Motorists given fair warning to reduce speed, stop for pedestrians

Motorists given fair warning to reduce speed, stop for pedestrians
New “flexible” in-street pedestrian warning sign installed near the pedestrian crosswalk at Van Wert on St. Johns Avenue.

In an effort to reduce vehicle crashes off St. Johns Avenue into adjacent properties, the Florida Department of Transportation began installation in early August of IIRPMs (internally illuminated retroreflective pavement markers) from Greenwood Avenue north to Van Wert Avenue.

The $100,000 safety project was estimated to be completed in four to six weeks by Petticoat Schmitt Civil Contractors, Inc., according to Ron Tittle, FDOT communications officer. There were some daytime lane closures to install the solar pavement markers during non-peak hours.

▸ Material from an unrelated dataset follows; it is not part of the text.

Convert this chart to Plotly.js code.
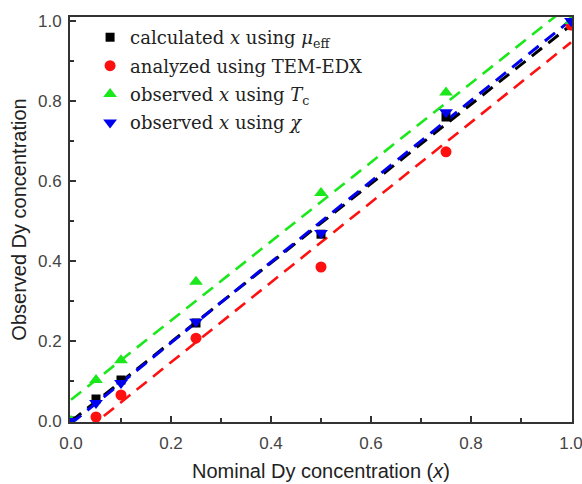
<!DOCTYPE html>
<html>
<head>
<meta charset="utf-8">
<script src="https://cdn.plot.ly/plotly-3.0.1.min.js"></script>
<style>html,body{margin:0;padding:0;background:#fff;}#chart{width:582px;height:484px;}</style>
</head>
<body>
<div id="chart"></div>
<script>
// Data
const nominalX = [0, 0.05, 0.1, 0.25, 0.5, 0.75, 1.0];
const calcMuEff = [0, 0.055, 0.1025, 0.245, 0.467, 0.76, 0.99];
const temX = [0.05, 0.1, 0.25, 0.5, 0.75, 1.0];
const temEDX = [0.01, 0.065, 0.207, 0.385, 0.673, 0.99];
const obsTc = [0, 0.1025, 0.152, 0.348, 0.57, 0.821, 1.0];
const obsChi = [0, 0.045, 0.095, 0.248, 0.47, 0.772, 1.0];
const xTickVals = [0, 0.2, 0.4, 0.6, 0.8, 1.0];
const xTickText = ['0.0', '0.2', '0.4', '0.6', '0.8', '1.0'];

function linfit(xs, ys) {
  const n = xs.length;
  const mx = xs.reduce((a, b) => a + b, 0) / n;
  const my = ys.reduce((a, b) => a + b, 0) / n;
  let sxx = 0, sxy = 0;
  for (let i = 0; i < n; i++) { sxx += (xs[i] - mx) ** 2; sxy += (xs[i] - mx) * (ys[i] - my); }
  const m = sxy / sxx;
  return { m: m, b: my - m * mx };
}
function fitLine(xs, ys, color, w) {
  const f = linfit(xs, ys);
  const lx = [0, 1];
  return { x: lx, y: lx.map(v => f.m * v + f.b), mode: 'lines', showlegend: false, hoverinfo: 'skip',
           line: { color: color, width: w, dash: '13px,8px' } };
}

const cBlack = '#000000', cRed = '#ff1010', cGreen = '#1be81b', cBlue = '#0000f0';

const traces = [
  fitLine(nominalX, calcMuEff, cBlack, 3),
  fitLine(temX, temEDX, cRed, 2.6),
  fitLine(nominalX, obsTc, cGreen, 2.6),
  fitLine(nominalX, obsChi, cBlue, 3),
  { x: nominalX, y: calcMuEff, mode: 'markers', name: 'calculated <i>x</i> using <i>μ</i><sub>eff</sub>', legendgroup: 'a',
    marker: { symbol: 'square', size: 9, color: cBlack } },
  { x: temX, y: temEDX, mode: 'markers', name: 'analyzed using TEM-EDX', legendgroup: 'b',
    marker: { symbol: 'circle', size: 11, color: cRed } },
  { x: nominalX, y: obsTc, mode: 'markers', name: 'observed <i>x</i> using <i>T</i><sub>c</sub>', legendgroup: 'c',
    marker: { symbol: 'triangle-up', size: 12, color: cGreen } },
  { x: nominalX, y: obsChi, mode: 'markers', name: 'observed <i>x</i> using <i>χ</i>', legendgroup: 'd',
    marker: { symbol: 'triangle-down', size: 12, color: cBlue } }
];

const axisCommon = {
  showgrid: false, zeroline: false, showline: true, linecolor: '#333', linewidth: 2, mirror: true,
  ticks: 'inside', ticklen: 6, tickwidth: 1.5, tickcolor: '#333',
  tickfont: { family: 'Liberation Sans, Arial, sans-serif', size: 17, color: '#444' },
  minor: { ticks: 'inside', ticklen: 4, tickwidth: 1.2, tickcolor: '#333', dtick: 0.1 }
};

const layout = {
  width: 582, height: 484,
  margin: { l: 70, r: 10, t: 17, b: 62 },
  paper_bgcolor: '#fff', plot_bgcolor: '#fff',
  showlegend: true,
  legend: { x: 0.04, y: 0.995, xanchor: 'left', yanchor: 'top', bgcolor: 'rgba(0,0,0,0)',
            font: { family: 'DejaVu Serif, serif', size: 18, color: '#222' }, tracegroupgap: 2 },
  xaxis: Object.assign({}, axisCommon, {
    range: [-0.002, 1.002], tickvals: xTickVals, ticktext: xTickText, ticklabelstandoff: 5,
    ticklabeloverflow: 'allow',
    title: { text: 'Nominal Dy concentration (<i>x</i>)', font: { family: 'Liberation Sans, Arial, sans-serif', size: 20, color: '#222' }, standoff: 12 }
  }),
  yaxis: Object.assign({}, axisCommon, {
    range: [-0.0025, 1.01], tickvals: xTickVals, ticktext: xTickText, ticklabelstandoff: 3,
    title: { text: 'Observed Dy concentration', font: { family: 'Liberation Sans, Arial, sans-serif', size: 20, color: '#222' }, standoff: 6 }
  })
};

Plotly.newPlot('chart', traces, layout, { displayModeBar: false, staticPlot: true });
</script>
</body>
</html>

Speed data collected between 2009 and 2015 in that stretch of St. Johns Avenue indicated there were 120 lane departure crashes, according to Bianca Speights, FDOT public information officer. She indicated speed data would be collected post-installation to measure the effectiveness of the IIRPMs on St. Johns Avenue, the first such installation in Jacksonville.

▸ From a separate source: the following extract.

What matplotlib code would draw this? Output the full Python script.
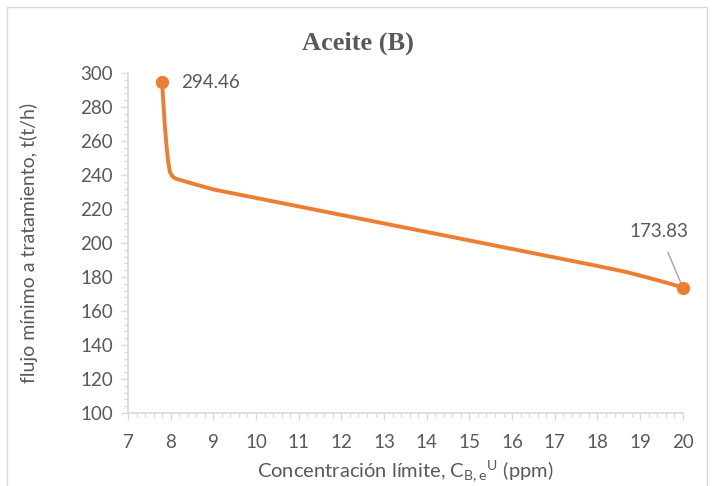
import matplotlib.pyplot as plt
from matplotlib.patches import Rectangle
from matplotlib.ticker import MultipleLocator

# ==========================
# Data
# ==========================

conc = [7.8, 7.83, 7.86, 7.9, 7.94, 7.98, 8.03, 8.1, 8.5, 9, 10, 11, 12, 13,
        14, 15, 16, 17, 18, 18.7, 19.2, 19.6, 20]
flow = [294.46, 282, 270, 258, 248, 242, 239.5, 238, 235, 231.5, 226.5, 221.5,
        216.5, 211.5, 206.5, 201.5, 196.5, 191.5, 186.5, 182.8, 179.5, 176.8,
        173.83]

ends_x = [conc[0], conc[-1]]
ends_y = [flow[0], flow[-1]]

ORANGE = "#ED7D31"
TEXT = "#595959"
GRID = "#D9D9D9"

plt.rcParams["font.family"] = ["Lato", "DejaVu Sans"]

fig = plt.figure(figsize=(7.15, 4.86), dpi=100)
ax = fig.add_axes([0.179, 0.150, 0.776, 0.700])

# chart frame
fig.patches.append(Rectangle((7 / 715, -0.05), 700 / 715, 1.05 - 7 / 486,
                             transform=fig.transFigure, fill=False,
                             edgecolor=GRID, linewidth=1.0))

ax.plot(conc, flow, color=ORANGE, linewidth=2.8, solid_capstyle="round")
ax.plot(ends_x, ends_y, "o", color=ORANGE, markersize=8.5, clip_on=False,
        zorder=5)

ax.annotate(f"{ends_y[0]:.2f}", (ends_x[0], ends_y[0]), xytext=(14, 0),
            textcoords="offset points", va="center", ha="left",
            fontsize=13.5, color=TEXT)
ax.annotate(f"{ends_y[1]:.2f}", (ends_x[1], ends_y[1]), xytext=(-17, 40),
            textcoords="offset points", va="center", ha="center",
            fontsize=13.5, color=TEXT, annotation_clip=False,
            arrowprops=dict(arrowstyle="-", color="#A6A6A6", lw=1.0,
                            shrinkA=7, shrinkB=2))

ax.set_xlim(7, 20)
ax.set_ylim(100, 300)
ax.xaxis.set_major_locator(MultipleLocator(1))
ax.xaxis.set_minor_locator(MultipleLocator(0.2))
ax.yaxis.set_major_locator(MultipleLocator(20))
ax.yaxis.set_minor_locator(MultipleLocator(4))

for side in ["top", "right"]:
    ax.spines[side].set_visible(False)
for side in ["left", "bottom"]:
    ax.spines[side].set_color(GRID)
    ax.spines[side].set_linewidth(1.2)

ax.tick_params(which="major", length=5, width=1.0, color=GRID,
               labelcolor=TEXT, labelsize=13.5)
ax.tick_params(axis="x", which="major", pad=10)
ax.tick_params(axis="y", which="major", pad=6)
ax.tick_params(which="minor", length=3, width=1.0, color=GRID)

fig.text(0.5, 1 - 43 / 486, "Aceite (B)", fontsize=19, fontweight="bold",
         color=TEXT, family="Liberation Serif", ha="center", va="center")
ax.set_xlabel("Concentración límite, $\\mathregular{C_{B,e}{}^{U}}$ (ppm)",
              fontsize=14.5, color=TEXT, labelpad=5)
ax.set_ylabel("flujo mínimo a tratamiento, t(t/h)", fontsize=14,
              color=TEXT, labelpad=30)

fig.savefig("out.png", dpi=100)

Ramping up pedestrian safety

Also at Van Wert Avenue, Dancy Street and Talbot Avenue, FDOT has installed new in-street signs alerting motorists to stop for pedestrians in crosswalks.

“These were installed to help increase motorists’ compliance,” said Speights. “These particular signs go on the centerline of the roadway in advance of the crosswalk or raised median.”

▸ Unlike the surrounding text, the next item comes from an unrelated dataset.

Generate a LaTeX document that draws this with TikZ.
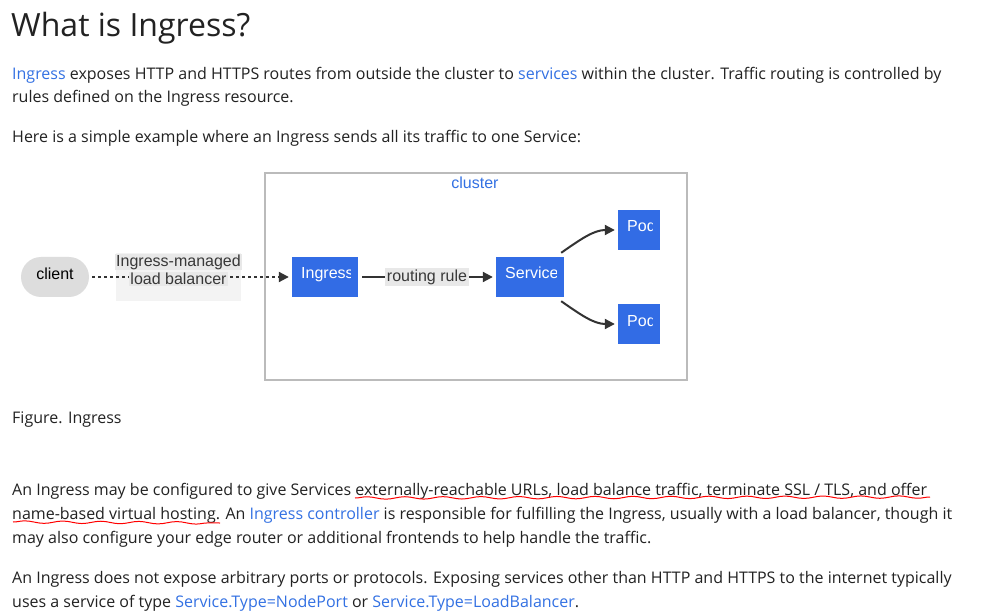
\documentclass[tikz,border=0pt]{standalone}
\usepackage{fontspec}
\usepackage{xcolor}
\usetikzlibrary{arrows.meta,positioning,decorations.pathmorphing}
\setmainfont{Open Sans}
\newfontfamily\diafont{Liberation Sans}
\definecolor{kblue}{HTML}{326CE5}
\definecolor{klink}{HTML}{3371E3}
\definecolor{ktext}{HTML}{222222}
\definecolor{karrow}{HTML}{333333}
\definecolor{kframe}{HTML}{BBBBBB}
\definecolor{kclient}{HTML}{DDDDDD}
\definecolor{klabel}{HTML}{F3F3F3}
\definecolor{klabeldark}{HTML}{E8E8E8}
\newcommand{\lnk}[1]{\textcolor{klink}{#1}}

\tikzset{
	para/.style={anchor=base west, inner sep=0pt, text=ktext, font=\fontsize{16}{24}\selectfont},
	kbox/.style={fill=kblue, minimum height=40pt, inner sep=0pt,
		path picture={
			\clip ([xshift=-8pt]path picture bounding box.north east) rectangle (path picture bounding box.south west);
			\node[anchor=base west, inner sep=0pt, minimum width=0pt, minimum height=0pt, text=white, font=\diafont\fontsize{16}{19}\selectfont]
				at ([xshift=9pt,yshift=-2pt]path picture bounding box.west) {#1};
		}},
	difont/.style={font=\diafont\fontsize{16}{19}\selectfont},
	flow/.style={draw=karrow, line width=2pt, -{Triangle[length=10pt,width=10pt]}, shorten >=3pt},
	squiggle/.style={draw=red, line width=1pt, decorate,
		decoration={snake, segment length=38pt, amplitude=1.2pt}},
}

\begin{document}
\begin{tikzpicture}[x=1pt,y=-1pt]
	\useasboundingbox[fill=white] (0,0) rectangle (1001,612);

	\node[para, font=\fontsize{32}{38}\selectfont] (title) at (11,37) {What is Ingress?};
	\node[para] (p1a) at (12,80) {\lnk{Ingress} exposes HTTP and HTTPS routes from outside the cluster to \lnk{services} within the cluster. Traffic routing is controlled by};
	\node[para] (p1b) at (12,103) {rules defined on the Ingress resource.};
	\node[para] (p2) at (12,143) {Here is a simple example where an Ingress sends all its traffic to one Service:};

	% diagram
	\node[draw=kframe, line width=2pt, minimum width=422pt, minimum height=207pt, inner sep=0pt] (cluster) at (476,276.5) {};
	\node[difont, text=klink, anchor=base] (clusterlbl) at (475,189) {cluster};
	\node[difont, fill=kclient, rounded corners=20pt, minimum width=68pt, minimum height=40pt, inner sep=0pt, text depth=7pt] (client) at (55,277) {client};
	\node[kbox=Ingress, minimum width=66pt] (ingress) at (325,277) {};
	\node[kbox=Service, minimum width=68pt] (service) at (530,277) {};
	\node[kbox=Pod, minimum width=42pt] (pod1) at (639,230) {};
	\node[kbox=Pod, minimum width=42pt] (pod2) at (639,324) {};

	\node[fill=klabel, minimum width=125pt, minimum height=48pt, inner sep=0pt] (lbbg) at (178.5,277) {};
	\draw[flow, dash pattern=on 2.5pt off 3.5pt, shorten <=3pt] (client) -- (ingress);
	\node[difont, fill=klabeldark, inner sep=1pt, text=ktext!90] (lbtop) at (178.5,262) {Ingress-managed};
	\node[difont, fill=klabeldark, inner sep=1pt, text=ktext!90] (lbbot) at (178.5,279) {load balancer};

	\draw[flow, shorten <=4pt] (ingress) -- node[difont, fill=klabeldark, inner sep=1.5pt, text=ktext!90] (rule) {routing rule} (service);
	\draw[flow] ([xshift=-3pt,yshift=4pt]service.north east) to[out=35, in=180] (pod1.west);
	\draw[flow] ([xshift=-3pt,yshift=-4pt]service.south east) to[out=-35, in=180] (pod2.west);

	\node[para] (caption) at (12,423) {Figure. Ingress};
	\node[para] (p3a) at (12,495) {An Ingress may be configured to give Services externally-reachable URLs, load balance traffic, terminate SSL / TLS, and offer};
	\node[para] (p3b) at (12,519) {name-based virtual hosting. An \lnk{Ingress controller} is responsible for fulfilling the Ingress, usually with a load balancer, though it};
	\node[para] (p3c) at (12,543) {may also configure your edge router or additional frontends to help handle the traffic.};
	\node[para] (p4a) at (12,583) {An Ingress does not expose arbitrary ports or protocols. Exposing services other than HTTP and HTTPS to the internet typically};
	\node[para] (p4b) at (12,607) {uses a service of type \lnk{Service.Type=NodePort} or \lnk{Service.Type=LoadBalancer}.};

	% hand drawn marks
	\draw[squiggle] (355,498) -- (930,497);
	\draw[squiggle] (13,522) -- (220,523);
\end{tikzpicture}
\end{document}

This follows the installation earlier in the year of three Rectangular Rapid Flashing Beacons (RRFBs) at those same intersections on St. Johns Avenue. The beacons are intended to provide a measure of safety for pedestrians trying to cross the road.

When the beacons were installed in February, Avondale resident Pamela Telis asked workers if signage would be added to inform drivers to stop when flashing, and was told “There is no requirement for cars to stop,” however Tittle noted then that FDOT would install the in-street signage advising motorists it is a state law they must stop for pedestrians in crosswalks.

The purpose of the RRFB is to let the motorist know that a pedestrian is waiting to use the crosswalk. Ultimately, the failure to yield to pedestrians in the crosswalk is a law enforcement issue, Tittle said.

“We all hope that having these in the middle of the road will protect pedestrians in the crosswalk and slow down speeders, at least in this area of the Shoppes and Boone Park,” said Telis.